Early Light acquired the 1999-vintage property for A$335 million in 2017 from Malaysian pension fund Kumpulan Wang Persaraan Diperbadankan, with ASX occupying over 45 percent of the building at the time.
Last month, ASX was reported to be moving into a new home spanning several office floors, along with retail frontage, at 39 Martin Place, a new commercial development located an 8-minute walk from 20 Bridge Street, which is expected to complete in the third quarter.
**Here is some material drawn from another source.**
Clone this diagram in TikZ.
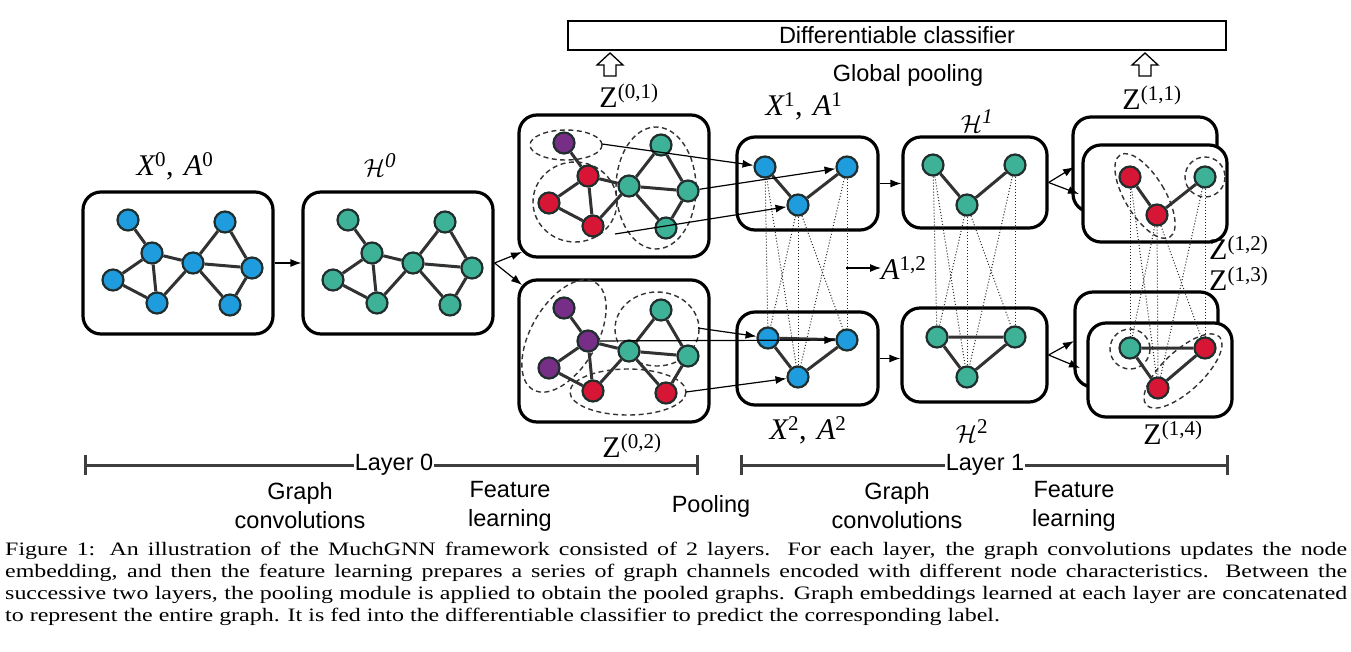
\documentclass[tikz,border=0pt]{standalone}
\usepackage{fontspec}
\setmainfont{Liberation Serif}
\setsansfont{Liberation Sans}
\newfontfamily\capfam[FakeStretch=1.26]{Liberation Serif}
\usetikzlibrary{arrows.meta,calc}
\definecolor{nblue}{RGB}{30,156,222}
\definecolor{nteal}{RGB}{62,178,150}
\definecolor{nred}{RGB}{214,22,52}
\definecolor{npurple}{RGB}{118,46,134}
\definecolor{nborder}{RGB}{32,46,46}
\definecolor{edgec}{RGB}{50,50,50}
\definecolor{barc}{RGB}{62,62,62}
\pgfdeclarelayer{bg}
\pgfdeclarelayer{mid}
\pgfsetlayers{bg,mid,main}
\newcommand\lfont{\fontsize{30}{32}\selectfont}
\newcommand\capfont{\capfam\fontsize{19}{22}\selectfont\hyphenpenalty=10000\exhyphenpenalty=10000}
\newcommand\sfont{\sffamily\fontsize{23.5}{29}\selectfont}
\newcommand\lab[2]{{\itshape #1}\textsuperscript{#2}}
\newcommand\calH[1]{{\fontsize{34}{34}\selectfont$\mathcal{H}$}\textsuperscript{#1}}
\tikzset{
  gn/.style={circle,draw=nborder,line width=2.2pt,minimum size=21pt,inner sep=0pt},
  gedge/.style={draw=edgec,line width=3pt},
  gbox/.style={draw=black,line width=3.2pt,rounded corners=18pt,fill=white,inner sep=0pt},
  dotl/.style={draw=black!85,line width=1pt,dash pattern=on 1pt off 2pt},
  dashe/.style={draw=black!80,line width=1.4pt,dash pattern=on 5pt off 3.5pt},
  arr/.style={-{Latex[length=11pt,width=8pt]},line width=1.2pt},
  lbl/.style={font=\lfont,inner sep=0pt},
  slbl/.style={font=\sfont,align=center,inner sep=0pt},
  bar/.style={draw=barc,line width=3pt},
  hollow/.style={draw=black,line width=1.3pt,fill=white,line join=miter}
}
\newcommand\biggraph[9]{%
  \node[gn,fill=#2] (#1n1) at (128,220) {};
  \node[gn,fill=#3] (#1n2) at (152,253) {};
  \node[gn,fill=#4] (#1n3) at (113,280) {};
  \node[gn,fill=#5] (#1n4) at (157,303) {};
  \node[gn,fill=#6] (#1n5) at (193,263) {};
  \node[gn,fill=#7] (#1n6) at (225,222) {};
  \node[gn,fill=#8] (#1n7) at (252,268) {};
  \node[gn,fill=#9] (#1n8) at (230,305) {};
  \begin{pgfonlayer}{mid}
  \foreach \a/\b in {n1/n2,n2/n3,n2/n4,n3/n4,n2/n5,n4/n5,n5/n6,n5/n7,n6/n7,n5/n8,n7/n8}
    \draw[gedge] (#1\a) -- (#1\b);
  \end{pgfonlayer}}
\newcommand\pooldots[6]{%
  \draw[dotl] (#1) -- (#4); \draw[dotl] (#1) -- (#5);
  \draw[dotl] (#2) -- (#4); \draw[dotl] (#2) -- (#5); \draw[dotl] (#2) -- (#6);
  \draw[dotl] (#3) -- (#5); \draw[dotl] (#3) -- (#6);}
\begin{document}
\begin{tikzpicture}[x=1pt,y=-1pt]
\useasboundingbox (0,0) rectangle (1351,651);
% ---------- boxes ----------
\begin{pgfonlayer}{bg}
\fill[white] (0,0) rectangle (1351,651);
\node[gbox,minimum width=190pt,minimum height=142pt] (bX0) at (178,263) {};
\node[gbox,minimum width=190pt,minimum height=142pt] (bH0) at (398,263) {};
\node[gbox,minimum width=190pt,minimum height=142pt] (bZ01) at (614,186) {};
\node[gbox,minimum width=190pt,minimum height=142pt] (bZ02) at (614,351) {};
\node[gbox,minimum width=141pt,minimum height=93pt] (bX1) at (807.5,183.5) {};
\node[gbox,minimum width=141pt,minimum height=93pt] (bX2) at (807.5,358.5) {};
\node[gbox,minimum width=144pt,minimum height=91pt] (bH1) at (975,182.5) {};
\node[gbox,minimum width=145pt,minimum height=94pt] (bH2) at (974.5,355) {};
\node[gbox,minimum width=144pt,minimum height=95pt] (bZ11k) at (1145,164.5) {};
\node[gbox,minimum width=144pt,minimum height=97pt] (bZ11) at (1155,193.5) {};
\node[gbox,minimum width=143pt,minimum height=95pt] (bZ14k) at (1146.5,339.5) {};
\node[gbox,minimum width=144pt,minimum height=94pt] (bZ14) at (1160,370) {};
\end{pgfonlayer}
% ---------- big graphs ----------
\biggraph{g}{nblue}{nblue}{nblue}{nblue}{nblue}{nblue}{nblue}{nblue}
\begin{scope}[shift={(220,0)}]
\biggraph{h}{nteal}{nteal}{nteal}{nteal}{nteal}{nteal}{nteal}{nteal}
\end{scope}
\begin{scope}[shift={(436,-77)}]
\biggraph{p}{npurple}{nred}{nred}{nred}{nteal}{nteal}{nteal}{nteal}
\end{scope}
\begin{scope}[shift={(436,88)}]
\biggraph{q}{npurple}{npurple}{npurple}{nred}{nteal}{nteal}{nteal}{nred}
\end{scope}
% ---------- small graphs ----------
\node[gn,fill=nblue] (x1a) at (765,167) {};
\node[gn,fill=nblue] (x1b) at (798,205) {};
\node[gn,fill=nblue] (x1c) at (847,167) {};
\node[gn,fill=nblue] (x2a) at (768,338) {};
\node[gn,fill=nblue] (x2b) at (798,377) {};
\node[gn,fill=nblue] (x2c) at (847,340) {};
\node[gn,fill=nteal] (h1a) at (933,165) {};
\node[gn,fill=nteal] (h1b) at (967,205) {};
\node[gn,fill=nteal] (h1c) at (1015,165) {};
\node[gn,fill=nteal] (h2a) at (937,337) {};
\node[gn,fill=nteal] (h2b) at (967,377) {};
\node[gn,fill=nteal] (h2c) at (1015,337) {};
\node[gn,fill=nred] (z1a) at (1130,177) {};
\node[gn,fill=nred] (z1b) at (1157,215) {};
\node[gn,fill=nteal] (z1c) at (1205,177) {};
\node[gn,fill=nteal] (z4a) at (1130,348) {};
\node[gn,fill=nred] (z4b) at (1158,388) {};
\node[gn,fill=nred] (z4c) at (1205,348) {};
\begin{pgfonlayer}{mid}
\pooldots{x1a}{x1b}{x1c}{x2a}{x2b}{x2c}
\pooldots{h1a}{h1b}{h1c}{h2a}{h2b}{h2c}
\pooldots{z1a}{z1b}{z1c}{z4a}{z4b}{z4c}
\draw[gedge] (x1a) -- (x1b) -- (x1c);
\draw[gedge] (x2a) -- (x2b) -- (x2c) -- (x2a);
\draw[gedge] (h1a) -- (h1b) -- (h1c);
\draw[gedge] (h2a) -- (h2b) -- (h2c) -- (h2a);
\draw[gedge] (z1a) -- (z1b) -- (z1c);
\draw[gedge] (z4a) -- (z4b) -- (z4c) -- (z4a);
% dashed groups
\draw[dashe] (566,145) ellipse [x radius=36, y radius=15];
\draw[dashe] (575,202) ellipse [x radius=42, y radius=40];
\draw[dashe] (656,188) ellipse [x radius=40, y radius=61];
\draw[dashe,rotate around={-30:(564,336)}] (564,336) ellipse [x radius=33, y radius=62];
\draw[dashe] (657,329) ellipse [x radius=42, y radius=37];
\draw[dashe] (628,392) ellipse [x radius=58, y radius=23];
\draw[dashe,rotate around={31:(1145,196)}] (1145,196) ellipse [x radius=20, y radius=48];
\draw[dashe] (1205,177) circle [radius=20];
\draw[dashe] (1130,349) circle [radius=20];
\draw[dashe,rotate around={-47:(1183,371)}] (1183,371) ellipse [x radius=20, y radius=50];
\end{pgfonlayer}
% ---------- labels ----------
\node[lbl] (lX0) at (175,166) {\lab{X}{0},\hspace{0.35em}\lab{A}{0}};
\node[lbl] (lH0) at (380,165) {\calH{\itshape 0}};
\node[lbl] (lZ01) at (629,96) {Z\textsuperscript{(0,1)}};
\node[lbl] (lX1) at (804,106) {\lab{X}{1},\hspace{0.35em}\lab{A}{1}};
\node[lbl] (lH1) at (977,121) {\calH{\itshape 1}};
\node[lbl] (lZ11) at (1152,98) {Z\textsuperscript{(1,1)}};
\node[lbl,anchor=west] (lZ12) at (1209,248) {Z\textsuperscript{(1,2)}};
\node[lbl,anchor=west] (lZ13) at (1209,279) {Z\textsuperscript{(1,3)}};
\node[lbl] (lX2) at (808,430) {\lab{X}{2},\hspace{0.35em}\lab{A}{2}};
\node[lbl] (lZ02) at (632,446) {Z\textsuperscript{(0,2)}};
\node[lbl] (lH2) at (972,431) {\calH{2}};
\node[lbl] (lZ14) at (1173,433) {Z\textsuperscript{(1,4)}};
\node[lbl,anchor=west] (lA12) at (881,268) {\lab{A}{1,2}};
% ---------- arrows ----------
\draw[arr] (bX0.east) -- (bH0.west);
\coordinate (z01i) at (522,252);
\coordinate (z02i) at (522,285);
\draw[arr] (bH0.east) -- (z01i);
\draw[arr] (bH0.east) -- (z02i);
\coordinate (zs1) at (602,144);
\coordinate (zs3) at (615,234);
\draw[arr] (zs1) -- (x1a);
\draw[arr] (pn7) -- (x1c);
\draw[arr] (zs3) -- (x1b);
\coordinate (zt1) at (698,328);
\coordinate (zt3) at (686,392);
\draw[arr] (zt1) -- (x2a);
\draw[arr] (qn2) -- (x2c);
\draw[arr] (zt3) -- (x2b);
\coordinate (a12s) at (846,268);
\draw[arr] (a12s) -- (lA12.west);
\draw[arr] (bX1.east) -- (bX1.east -| bH1.west);
\draw[arr] (bX2.east) -- (bX2.east -| bH2.west);
\coordinate (z11i) at (1074,167);
\coordinate (z11j) at (1079,194);
\draw[arr] (bH1.east) -- (z11i);
\draw[arr] (bH1.east) -- (z11j);
\coordinate (z14i) at (1074,341);
\coordinate (z14j) at (1080,368);
\draw[arr] (bH2.east) -- (z14i);
\draw[arr] (bH2.east) -- (z14j);
% ---------- classifier ----------
\node[draw,line width=1.3pt,minimum width=658pt,minimum height=29pt,inner sep=0pt,font=\sfont] (clf) at (897,35.5) {Differentiable classifier};
\node[slbl] (gp) at (908,75) {Global pooling};
\draw[hollow] (610,53) -- (623,65) -- (616,65) -- (616,76) -- (604,76) -- (604,65) -- (597,65) -- cycle;
\draw[hollow] (1145,53) -- (1158,65) -- (1151,65) -- (1151,76) -- (1139,76) -- (1139,65) -- (1132,65) -- cycle;
% ---------- timeline ----------
\node[slbl,fill=white,inner xsep=1pt] (l0) at (394,465) {Layer 0};
\node[slbl,fill=white,inner xsep=1pt] (l1) at (985,465) {Layer 1};
\coordinate (l0a) at (85,465);
\coordinate (l0b) at (697,465);
\coordinate (l1a) at (741,465);
\coordinate (l1b) at (1227,465);
\draw[bar] (l0a) -- (l0.west);
\draw[bar] (l0.east) -- (l0b);
\draw[bar] (l1a) -- (l1.west);
\draw[bar] (l1.east) -- (l1b);
\foreach \c in {l0a,l0b,l1a,l1b}
  \draw[bar] ($(\c)+(0,-10)$) -- ($(\c)+(0,10)$);
\node[slbl] (gc0) at (300,506) {Graph\\convolutions};
\node[slbl] (fl0) at (510,506) {Feature\\learning};
\node[slbl] (pool) at (711,506) {Pooling};
\node[slbl] (gc1) at (897,506) {Graph\\convolutions};
\node[slbl] (fl1) at (1074,506) {Feature\\learning};
% ---------- caption ----------
\node[anchor=north west,inner sep=0pt,text width=1342pt,align=justify,font=\capfont] (cap) at (5,542) {Figure 1: An illustration of the MuchGNN framework consisted of 2 layers. For each layer, the graph convolutions updates the node\linebreak
embedding, and then the feature learning prepares a series of graph channels encoded with different node characteristics. Between the\linebreak
successive two layers, the pooling module is applied to obtain the pooled graphs. Graph embeddings learned at each layer are concatenated\linebreak
to represent the entire graph. It is fed into the differentiable classifier to predict the corresponding label.};
\end{tikzpicture}
\end{document}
Situated directly above the upcoming Martin Place metro station, 39 Martin Place is being developed by Australian financial giant Macquarie and was sold to a 50:50 joint venture of Sydney-based real estate investor and developer Investa and Canada’s Manulife Investment Management for a reported A$800 million in 2021. Upon completion, the tower will have over 30,000 square metres of office space across 28 levels, as well as 2,000 square metres of retail space.
20 Bridge Street is one of several Sydney office assets to have been purchased by Choi’s firm. Early Light picked up the 1 Castlereagh Street office block from US private equity giant Blackstone in 2017, and in 2019 acquired the remaining 50 percent interest in the Northpoint Tower from Brisbane-based fund manager Cromwell Property Group after having bought the initial half stake from South Africa’s Redefine Properties in 2018.
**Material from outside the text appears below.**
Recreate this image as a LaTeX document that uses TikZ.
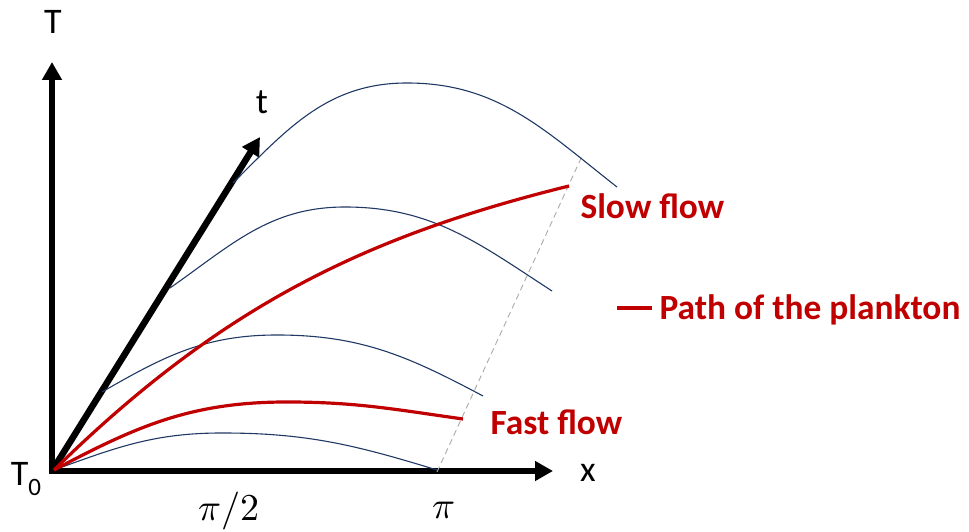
\documentclass[tikz,border=0pt]{standalone}
\usepackage{fontspec}
\usepackage{unicode-math}
\setmainfont{Carlito}
\setmathfont{Latin Modern Math}
\usetikzlibrary{arrows.meta,positioning,calc}
\definecolor{PLK-RED}{RGB}{192, 0, 0}
\definecolor{PLK-NAVY}{RGB}{31, 56, 100}
\definecolor{PLK-GREY}{RGB}{170, 170, 170}

\tikzset{
  axis/.style={line width=6.5pt, line cap=rect, -{Triangle[length=18pt,width=19pt]}},
  profile/.style={PLK-NAVY, line width=1.1pt},
  plankton/.style={PLK-RED, line width=3.2pt},
  axislabel/.style={font=\fontsize{36}{40}\selectfont},
  flowlabel/.style={PLK-RED, anchor=west, font=\fontsize{35.4}{40}\selectfont\bfseries},
}

\begin{document}
\begin{tikzpicture}[x=10pt,y=10pt]
  \useasboundingbox (-5.2,-6.1) rectangle (91.7,47.1);

  % Axes (x, T and the time axis t)
  \coordinate (O) at (0,0);
  \coordinate (Ttip) at (0,40.9);
  \coordinate (xtip) at (50.1,0);
  \coordinate (ttip) at (20.8,33.4);
  \draw[axis] (O) -- (Ttip);
  \draw[axis] (O) -- (xtip);
  \draw[axis, line cap=butt] (O) -- (ttip);

  \node[axislabel] (Tlab) at (0.1,44.9) {T};
  \node[axislabel] (xlab) at (53.6,-0.2) {x};
  \node[axislabel] (tlab) at (21.0,36.9) {t};
  \node[axislabel] (T0lab) at (-2.6,-0.8) {T\raisebox{-0.28em}{\fontsize{25}{25}\selectfont 0}};
  \node[axislabel, font=\fontsize{38}{40}\selectfont] (halfpi) at (17.7,-4.0) {$\pi/2$};
  \node[axislabel, font=\fontsize{38}{40}\selectfont] (pi) at (39.2,-4.0) {$\pi$};

  % Boundary x = pi, carried along t
  \coordinate (d1) at (38.5,-0.1);
  \coordinate (d2) at (53.1,31.7);
  \draw[PLK-GREY, line width=0.9pt, dash pattern=on 6pt off 4pt] (d1) -- (d2);

  % Temperature profiles at increasing t
  \draw[profile] (0.2,0.1) to[out=20,in=180] (17.0,3.8) to[out=0,in=163] (38.5,0.1);
  \draw[profile] (5.0,7.9) to[out=30,in=180] (22.5,13.6) to[out=0,in=152] (43.1,7.5);
  \draw[profile] (11.8,18.3) to[out=35,in=180] (29.3,26.4) to[out=0,in=147] (50.0,18.0);
  \draw[profile] (18.1,28.8) to[out=45,in=180] (35.5,38.8) to[out=0,in=142] (56.5,28.4);

  % Paths of the plankton
  \coordinate (start) at (0.2,0.1);
  \coordinate (slowend) at (51.7,28.5);
  \coordinate (fastend) at (41.1,5.2);
  \draw[plankton] (start) .. controls (17.0,16.6) and (31.5,23.5) .. (slowend);
  \draw[plankton] (start) to[out=28,in=180] (23.5,6.9) to[out=0,in=172] (fastend);

  \node[flowlabel] (slow) at (52.5,26.5) {Slow flow};
  \node[flowlabel] (fast) at (43.5,4.9) {Fast flow};

  % Legend
  \coordinate (leg1) at (56.5,16.3);
  \coordinate (leg2) at (60.0,16.3);
  \draw[plankton] (leg1) -- (leg2);
  \node[flowlabel, right=0.4 of leg2, yshift=-2pt] (legend) {Path of the plankton};
\end{tikzpicture}
\end{document}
Guangdong-born Choi, who ranks tenth on Forbes’ latest list of richest Hongkongers with a net worth of $8.2 billion, founded Early Light in 1972. The privately held firm established its property unit in 1997 and has since diversified into businesses including luxury watch retailing, automotive services, and kindergartens.
The company develops, owns and manages properties through its E. Lite Property subsidiary, which oversees a portfolio of office buildings, retail properties, residential complexes, hotels and serviced apartments, and car parks located in Hong Kong, mainland China and Australia.
Office Deals Surge
The marketing exercise by Choi comes after Australia logged A$4 billion of investment in office assets in the first six months of the year, representing a 54 percent jump from the same period last year, according to JLL.
Gross effective rents in central Sydney’s prime office market averaged A$990 per square metre in the second quarter while vacancy stood at 12.5 percent, with both of those metrics unchanged from the prior quarter, according to Cushman & Wakefield. Sydney’s central business district saw positive net absorption of 10,000 square metres and 13,500 square metres in the second and first quarters respectively, according to JLL.
“There is clear evidence of a recovery in deal volumes coming through,” said Billiau. “Confidence around the outlook of fundamentals is improving which is helping with investor conviction. The fact that sublease space has been declining in the Sydney CBD is a positive sign. This coupled with the high economic rent thresholds and lack of new supply coming through beyond this year is building the narrative around rental growth.”
Last month, Japan’s largest developer Mitsui Fudosan acquired a 66 percent stake in the 55 Pitt Street office development from ASX-listed property giant Mirvac. Located just steps from 20 Bridge Street, the 55-storey project has an estimated end value of A$2 billion ($1.3 billion).
That deal came two months after the manager of Singapore’s Keppel REIT agreed to pay A$363.8 million ($237 million) to purchase a half stake in 255 George Street from a Mirvac-managed fund. The 29-storey office building is located a two-minute walk from 20 Bridge Street.
In February, members of Singapore’s Ho family paid A$95.5 million to buy the 18-storey office block at 124 Walker Street in North Sydney from a fund managed by ASX-listed Dexus. That deal came just a few months after Japan’s Mitsubishi Estate teamed up with Sydney-based investment manager AsheMorgan to buy the 60 Margaret Street commercial complex in the New South Wales capital from Blackstone and Mirvac for A$777 million ($494 million).